Nel particolare
sistema ottico costituito dalla “camera oscura” di una macchina
fotografica l’obiettivo forma un'”immagine reale” della scena
sulla lastra fotografica.
Piu’ in dettaglio, ogni punto della scena emette luce; la parte di essa
che investe l’obiettivo forma un cono di raggi se l’obiettivo e’ circolare
(tutto aperto), una piramide esagonale o ottagonale se il diaframma e’
parzielmente chiuso ed e’ costituito da sei o otto o altro numero di lamelle.
Il vertice del cono sta evidentemente sul punto luminoso della scena,
la base sul piano ottico dell’obiettivo (il piano del diaframma per l’appunto).
L’obiettivo, lente convergente, devia i raggi del cono facendoli uscire
dall’altra parte come un cono/piramide rovesciato rispetto al primo. La
convergenza é calcolata in modo da porre il vertice di questa seconda
piramide proprio sul piano della pellicola. Se questo avviene esattamente
come descritto l’immagine del punto luminoso della scena è, come
deve, un punto sulla pellicola e si dice “a fuoco”.

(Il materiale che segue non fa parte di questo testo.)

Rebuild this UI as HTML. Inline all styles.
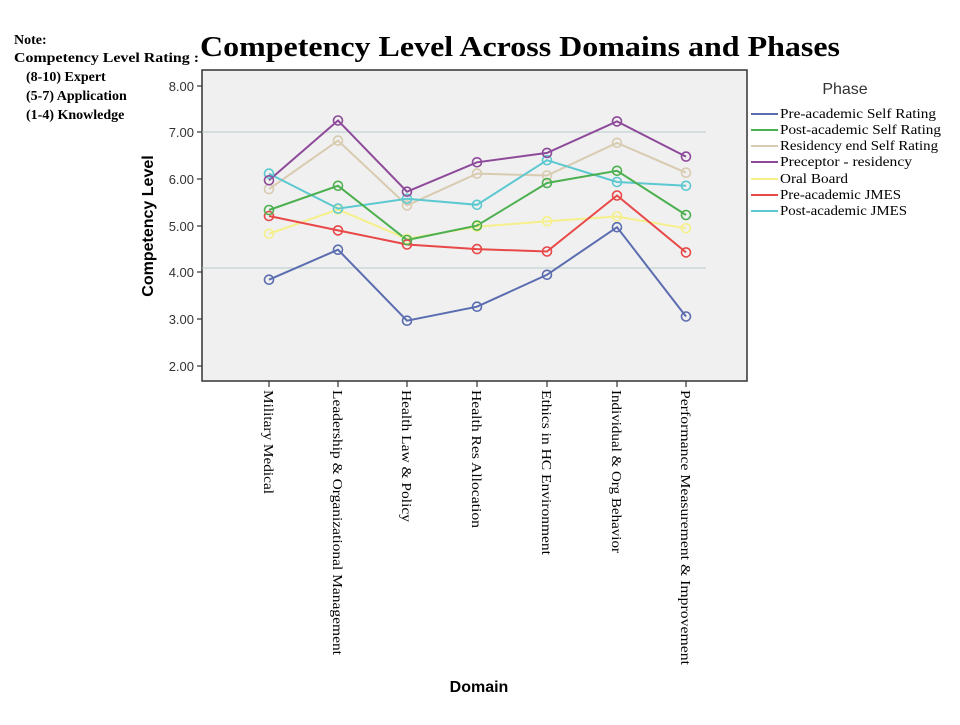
<!DOCTYPE html>
<html><head><meta charset="utf-8"><style>
body{margin:0;background:#fff;width:960px;height:720px;overflow:hidden}
</style></head><body>
<svg width="960" height="720" xmlns="http://www.w3.org/2000/svg">
<rect width="960" height="720" fill="#fff"/>
<g font-family="Liberation Serif, serif" font-weight="bold" font-size="14" fill="#000">
<text x="14" y="44">Note:</text>
<text x="14" y="62" textLength="185" lengthAdjust="spacingAndGlyphs">Competency  Level Rating :</text>
<text x="26" y="81">(8-10) Expert</text>
<text x="26" y="100">(5-7) Application</text>
<text x="26" y="119">(1-4) Knowledge</text>
</g>
<text x="200" y="56" font-family="Liberation Serif, serif" font-weight="bold" font-size="28" textLength="640" lengthAdjust="spacingAndGlyphs">Competency Level Across Domains and Phases</text>
<rect x="202" y="70" width="545" height="311" fill="#f0f0f0" stroke="#333" stroke-width="1.5"/>
<line x1="202" y1="132" x2="706" y2="132" stroke="#b8cccc" stroke-width="1"/>
<line x1="202" y1="268" x2="706" y2="268" stroke="#b8cccc" stroke-width="1"/>
<g font-family="Liberation Sans, sans-serif" font-size="13" fill="#333" text-anchor="end">
<text x="194" y="91">8.00</text><text x="194" y="137">7.00</text><text x="194" y="184">6.00</text>
<text x="194" y="231">5.00</text><text x="194" y="277">4.00</text><text x="194" y="324">3.00</text><text x="194" y="371">2.00</text>
</g>
<g stroke="#333" stroke-width="1.2">
<line x1="197" y1="86" x2="202" y2="86"/><line x1="197" y1="132" x2="202" y2="132"/><line x1="197" y1="179" x2="202" y2="179"/><line x1="197" y1="226" x2="202" y2="226"/><line x1="197" y1="272" x2="202" y2="272"/><line x1="197" y1="319" x2="202" y2="319"/><line x1="197" y1="366" x2="202" y2="366"/>
<line x1="269" y1="381" x2="269" y2="387"/><line x1="338" y1="381" x2="338" y2="387"/><line x1="407" y1="381" x2="407" y2="387"/><line x1="477" y1="381" x2="477" y2="387"/><line x1="547" y1="381" x2="547" y2="387"/><line x1="617" y1="381" x2="617" y2="387"/><line x1="686" y1="381" x2="686" y2="387"/>
</g>
<text transform="translate(153,226) rotate(-90)" text-anchor="middle" font-family="Liberation Sans, sans-serif" font-weight="bold" font-size="16">Competency Level</text>
<text x="479" y="692" text-anchor="middle" font-family="Liberation Sans, sans-serif" font-weight="bold" font-size="16">Domain</text>
<g font-family="Liberation Serif, serif" font-size="14" fill="#000">
<text transform="translate(264,390) rotate(90)" textLength="104" lengthAdjust="spacingAndGlyphs">Military Medical</text>
<text transform="translate(333,390) rotate(90)" textLength="265" lengthAdjust="spacingAndGlyphs">Leadership &amp; Organizational Management</text>
<text transform="translate(402,390) rotate(90)" textLength="132" lengthAdjust="spacingAndGlyphs">Health Law &amp; Policy</text>
<text transform="translate(472,390) rotate(90)" textLength="138" lengthAdjust="spacingAndGlyphs">Health Res Allocation</text>
<text transform="translate(542,390) rotate(90)" textLength="165" lengthAdjust="spacingAndGlyphs">Ethics in HC Environment</text>
<text transform="translate(612,390) rotate(90)" textLength="163" lengthAdjust="spacingAndGlyphs">Individual &amp; Org Behavior</text>
<text transform="translate(681,390) rotate(90)" textLength="275" lengthAdjust="spacingAndGlyphs">Performance Measurement &amp; Improvement</text>
</g>
<text x="845" y="94" text-anchor="middle" font-family="Liberation Sans, sans-serif" font-size="16" fill="#333">Phase</text>
<g font-family="Liberation Serif, serif" font-size="14" fill="#000">
<g stroke-width="2">
<line x1="751" y1="114" x2="778" y2="114" stroke="#5b6db0"/>
<line x1="751" y1="130" x2="778" y2="130" stroke="#4cb050"/>
<line x1="751" y1="146" x2="778" y2="146" stroke="#d8cbb0"/>
<line x1="751" y1="162" x2="778" y2="162" stroke="#8e4a9a"/>
<line x1="751" y1="179" x2="778" y2="179" stroke="#f5f08a"/>
<line x1="751" y1="195" x2="778" y2="195" stroke="#e84848"/>
<line x1="751" y1="211" x2="778" y2="211" stroke="#5cc8d0"/>
</g>
<text x="780" y="118" textLength="156" lengthAdjust="spacingAndGlyphs">Pre-academic Self Rating</text>
<text x="780" y="134" textLength="161" lengthAdjust="spacingAndGlyphs">Post-academic Self Rating</text>
<text x="780" y="150" textLength="158" lengthAdjust="spacingAndGlyphs">Residency end Self Rating</text>
<text x="780" y="166" textLength="132" lengthAdjust="spacingAndGlyphs">Preceptor - residency</text>
<text x="780" y="183" textLength="68" lengthAdjust="spacingAndGlyphs">Oral Board</text>
<text x="780" y="199" textLength="121" lengthAdjust="spacingAndGlyphs">Pre-academic JMES</text>
<text x="780" y="215" textLength="127" lengthAdjust="spacingAndGlyphs">Post-academic JMES</text>
</g>
<g fill="none" stroke-width="2">
<polyline stroke="#f5f08a" points="269,233.8 338,209.5 407,238.9 477,226.8 547,221.2 617,216.5 686,228.3"/>
<polyline stroke="#d8cbb0" points="269,189.1 338,140.6 407,205.4 477,173.6 547,175.5 617,142.8 686,172.7"/>
<polyline stroke="#5cc8d0" points="269,173.6 338,208.6 407,198.8 477,204.8 547,160.2 617,182.0 686,185.8"/>
<polyline stroke="#e84848" points="269,216.0 338,230.4 407,244.5 477,249.1 547,251.5 617,195.5 686,252.4"/>
<polyline stroke="#4cb050" points="269,210.0 338,185.8 407,240.0 477,225.6 547,183.0 617,170.8 686,215.0"/>
<polyline stroke="#8e4a9a" points="269,180.3 338,120.5 407,191.7 477,162.3 547,152.9 617,121.4 686,156.6"/>
<polyline stroke="#5b6db0" points="269,279.7 338,249.7 407,320.7 477,306.7 547,274.8 617,227.2 686,316.5"/>
</g>
<g fill="none" stroke-width="1.6">
<g stroke="#f5f08a"><circle cx="269" cy="233.8" r="4.5"/><circle cx="338" cy="209.5" r="4.5"/><circle cx="407" cy="238.9" r="4.5"/><circle cx="477" cy="226.8" r="4.5"/><circle cx="547" cy="221.2" r="4.5"/><circle cx="617" cy="216.5" r="4.5"/><circle cx="686" cy="228.3" r="4.5"/></g>
<g stroke="#d8cbb0"><circle cx="269" cy="189.1" r="4.5"/><circle cx="338" cy="140.6" r="4.5"/><circle cx="407" cy="205.4" r="4.5"/><circle cx="477" cy="173.6" r="4.5"/><circle cx="547" cy="175.5" r="4.5"/><circle cx="617" cy="142.8" r="4.5"/><circle cx="686" cy="172.7" r="4.5"/></g>
<g stroke="#5cc8d0"><circle cx="269" cy="173.6" r="4.5"/><circle cx="338" cy="208.6" r="4.5"/><circle cx="407" cy="198.8" r="4.5"/><circle cx="477" cy="204.8" r="4.5"/><circle cx="547" cy="160.2" r="4.5"/><circle cx="617" cy="182.0" r="4.5"/><circle cx="686" cy="185.8" r="4.5"/></g>
<g stroke="#e84848"><circle cx="269" cy="216.0" r="4.5"/><circle cx="338" cy="230.4" r="4.5"/><circle cx="407" cy="244.5" r="4.5"/><circle cx="477" cy="249.1" r="4.5"/><circle cx="547" cy="251.5" r="4.5"/><circle cx="617" cy="195.5" r="4.5"/><circle cx="686" cy="252.4" r="4.5"/></g>
<g stroke="#4cb050"><circle cx="269" cy="210.0" r="4.5"/><circle cx="338" cy="185.8" r="4.5"/><circle cx="407" cy="240.0" r="4.5"/><circle cx="477" cy="225.6" r="4.5"/><circle cx="547" cy="183.0" r="4.5"/><circle cx="617" cy="170.8" r="4.5"/><circle cx="686" cy="215.0" r="4.5"/></g>
<g stroke="#8e4a9a"><circle cx="269" cy="180.3" r="4.5"/><circle cx="338" cy="120.5" r="4.5"/><circle cx="407" cy="191.7" r="4.5"/><circle cx="477" cy="162.3" r="4.5"/><circle cx="547" cy="152.9" r="4.5"/><circle cx="617" cy="121.4" r="4.5"/><circle cx="686" cy="156.6" r="4.5"/></g>
<g stroke="#5b6db0"><circle cx="269" cy="279.7" r="4.5"/><circle cx="338" cy="249.7" r="4.5"/><circle cx="407" cy="320.7" r="4.5"/><circle cx="477" cy="306.7" r="4.5"/><circle cx="547" cy="274.8" r="4.5"/><circle cx="617" cy="227.2" r="4.5"/><circle cx="686" cy="316.5" r="4.5"/></g>
</g>
</svg>
</body></html>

Se per esempio avviciniamo il punto luminoso all’obiettivo, il potere
convergente diventa insufficiente, il cono/piramide di uscita si allunga
un po’, il suo vertice si sposta oltre la pellicola, l’immagine del punto
luminoso sulla pellicola diventa l’intersezione del piano della pellicola
stessa con il cono/piramide, diventa cioè un cerchietto o un esagono
o ottagono simile al foro del diaframma. L’immagine si dice “fuori
fuoco”.
A riprova di quanto sopra tutte le macchine fotografiche, cineprese,
telecamere hanno la “messa a fuoco” regolabile in base alla
distanza del soggetto. Essa altera il potere convergente dell’obiettivo
in modo da formare un cono di uscita col vertice sulla pellicola per diverse
distanze del soggetto. Se si fa una fotografia in “primo piano”
a un viso, si regola la messa a fuoco su uno/due metri, il viso risulta
a fuoco, lo sfondo, per quando detto sopra “fuori fuoco”
Inoltre, stringendo il diaframma, il cerchietto di errore (di confusione)
diminuisce e risultano quindi “abbastanza a fuoco” anche oggetti
un po’ al di qua e al di là del piano della scena “a fuoco”
aumentando quindi quella che in gergo fotografico viene chiamata “profondità
di campo”. Con questo trucco si riesce a mettere abbastanza a fuoco
il soggetto e lo sfondo sulla stessa immagine.
Per concludere: piccole sorgenti luminose “fuori fuoco” invece
di formare un punto luminoso sulla pellicola lasciano quella che possiamo
chiamare “l’impronta del diaframma” che ne ripete la forma.